Perhaps a few more years of stratospheric inflation, deficit spending, astronomically high gasoline prices, disturbing and/or absurd social agendas, and daily revelations of government actors’ and family members’ wrongdoing (not to mention the gaslighting by their media lickspittles) will provide a much-needed mental adjustment, but I’m not holding my breath. Ideologues gotta ideologue, one-trick ponies gotta one-trick, conformists conform, and all that jazz. It’s what happens when politics is treated as a blood sport played in the realm of the confirmation-biased, quarter- educated (quoting Russell Kirk), rather than researched, well-sourced and carefully considered public policies robustly and respectfully debated. Go Team Blue! Go Team Red!

So much for that. Let’s move on, shall we?

Not too long ago, I wrote about the diminishing returns of following music. Or at least that impression overtakes me from time to time.

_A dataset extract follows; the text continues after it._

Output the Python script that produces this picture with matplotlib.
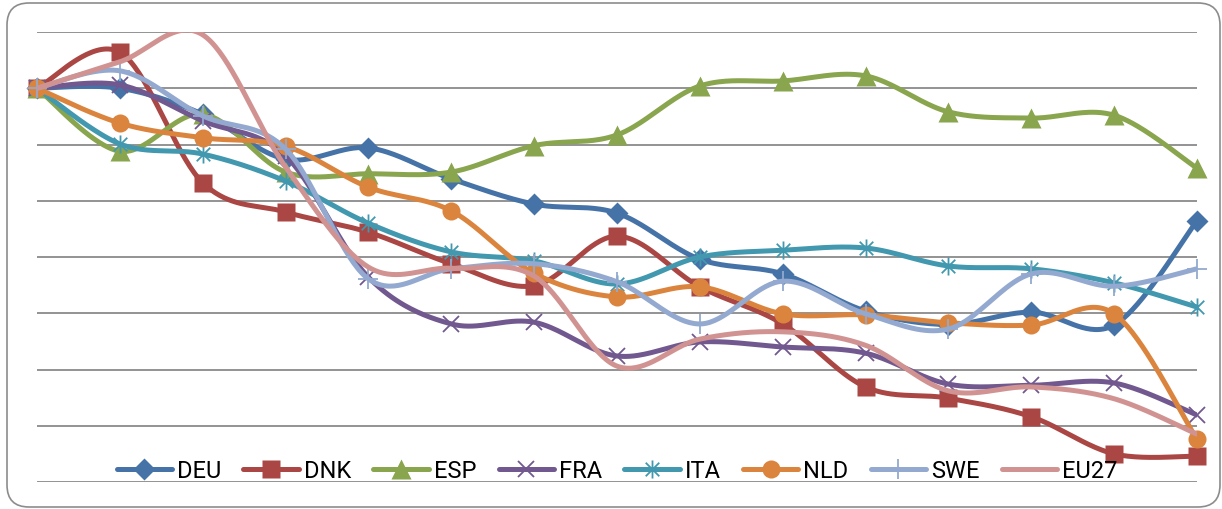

However, I still have revelations about some music I might’ve overlooked or didn’t sufficiently dive into when it was contemporary.

This occurred to me when I considered a comment an XM-deejay made recently. Summing up Van Morrison’s run of albums from 1968’s “Astral Weeks” to 1974’s “Veedon Fleece,” the jock noted it was a run of superior albums comparable to Bob Dylan’s “Bringing It All Back Home” to “John Wesley Harding” between 1965 and 1967, and the Beatles “Rubber Soul” in 1965 and “Abbey Road” in 1969 – and, he added, no one else had ever accomplished anything similar before or since in pop music.

Hold the phone, Mr. Deejay. I could name off the top of my head at least two female performers who released several remarkable albums back-to-back. Of course, many jazz artists can boast of similar accomplishments of artistic achievements, but in pop music it’s a bit more of a rarity.

Since many among the readers here are familiar already with Joni Mitchell, I’ll make the argument for the remarkable string of albums released by Laura Nyro in the late 1960s and early 1970s. Nyro was truly a one-of-a-kind songwriter and performer. Her songs became hits when sung by other high-profile acts such as The Fifth Dimension, Three Dog Night, Blood Sweat and Tears and Barbra Streisand, but they also sparkled when Nyro tackled them with gusto. Seriously, readers, check her out.